As you say, the idea of a “universal army of labour” invites, indeed requires, articulation with concepts either of a basic income, or, my preference, a use-value allocation of basic services (housing, health, education), which could in turn be an element of a program that incorporates degrowth elements by unite sufficiency with equality.
The problem will, however, arise of how mandatory “universal labour” is compatible with “universal” provision of service or “universal income”. What of those who, for various reasons, decline such labour? One can see solutions ranging from the libertarian to authoritarian. A humane and practical response to this issue would, I think, require both an education and training system far more careful and thorough than that provided within capitalism, and ample provisions and exemption for medical and psychological reasons. With these provisos, however, collective cooperative labour might be abducted from the market, and repositioned in relation to eco-social crisis and species-survival.
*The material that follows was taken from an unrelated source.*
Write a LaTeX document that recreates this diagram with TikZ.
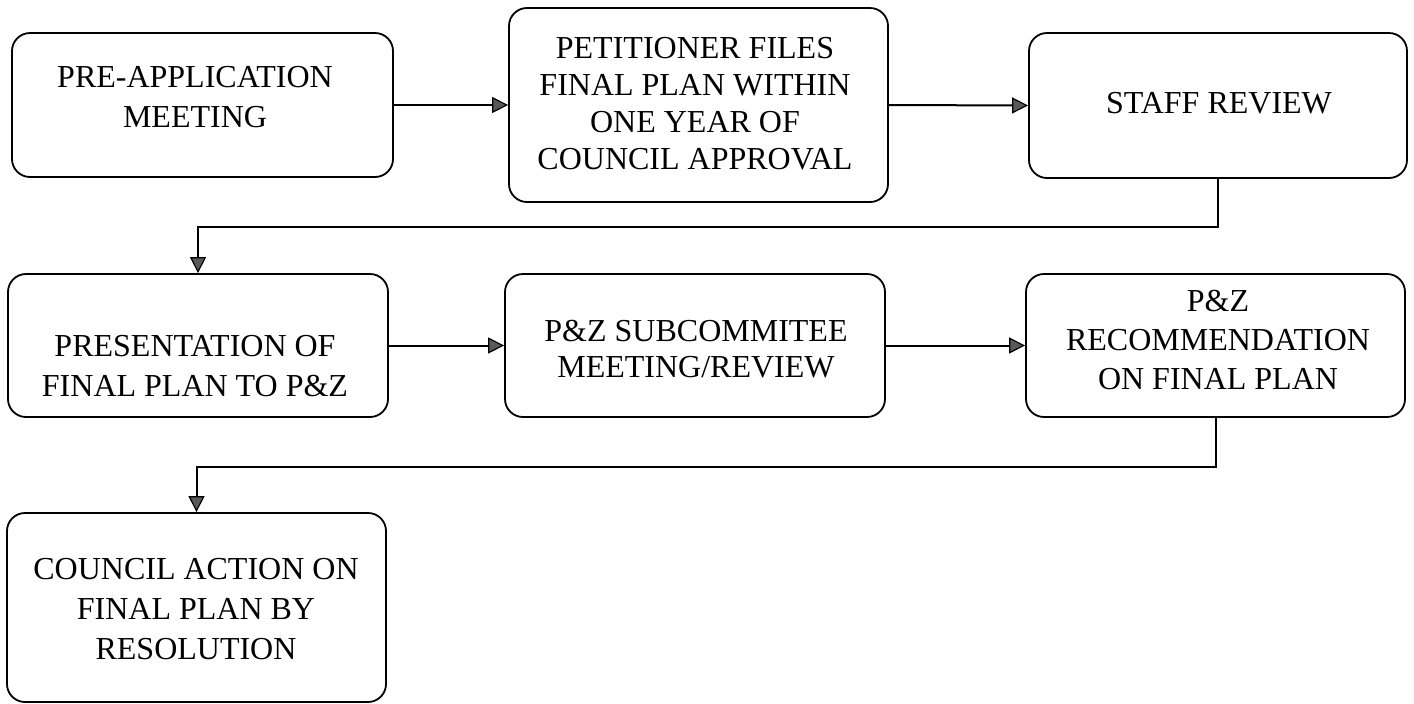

* Bue: Nick, what tendencies, if any, do you see in the present that point in the direction of such a vast socialisation of labour and the means of reproduction?
Nick: You are right to ask that question, because on the surface, nothing could seem more unlikely after some fifty years of neoliberalism than a revival of interest in collective ownership and public works! One might well say that while there is ample evidence of the dissatisfaction with the status quo in the sequence of uprisings that spread round the planet from 2018 on—in France, Hong Kong, Chile, Lebanon, then to Black Lives Matter in the USA and globally, and so many other unrests—no positive alternative agenda is yet apparent. However, I think one can go further than that now, and name at least four sectors where struggles over collective provisioning are in motion. First, an effect of the pandemic has been to raise awareness of the importance of the much maligned “public sector”, particularly in health care, but also around schools and other institutions: here unions and professional associations that unsparingly name the disasters caused by neoliberal policies are of critical importance, and we also see an international dimension in the fight against “vaccine apartheid.” Second, there is a wave of social movements sparked by the disrepair of social infrastructures: I am here thinking first of energy systems, particularly initiatives to re-make national electricity grids, an issue propelling movements that diffuse, complex, often contradictory—but with strong components that are for, in a very literal sense, “power to the people”. One might also here think of a wave of agroecological initiatives and contestations over the infrastructures of food security. Third, there are more sharply demarcated class struggles, especially around provision of housing in conditions of extreme income inequality and the condition of the homeless. And fourth, there is the environmental movement itself, where the concept of a Green New Deal, whatever its shortcomings, has explicitly articulated connections between climate emergency, employment creation, jobs guarantees and public works. So, I would say there is an incipient composition of struggles repudiating marketization and privatization and formulating a new collectivist synthesis, currently locked in battle with the polar opposite tendencies of “disaster capitalism”, and that a task of degrowth communists is to help connect, amplify and voice the connective logics of this new force."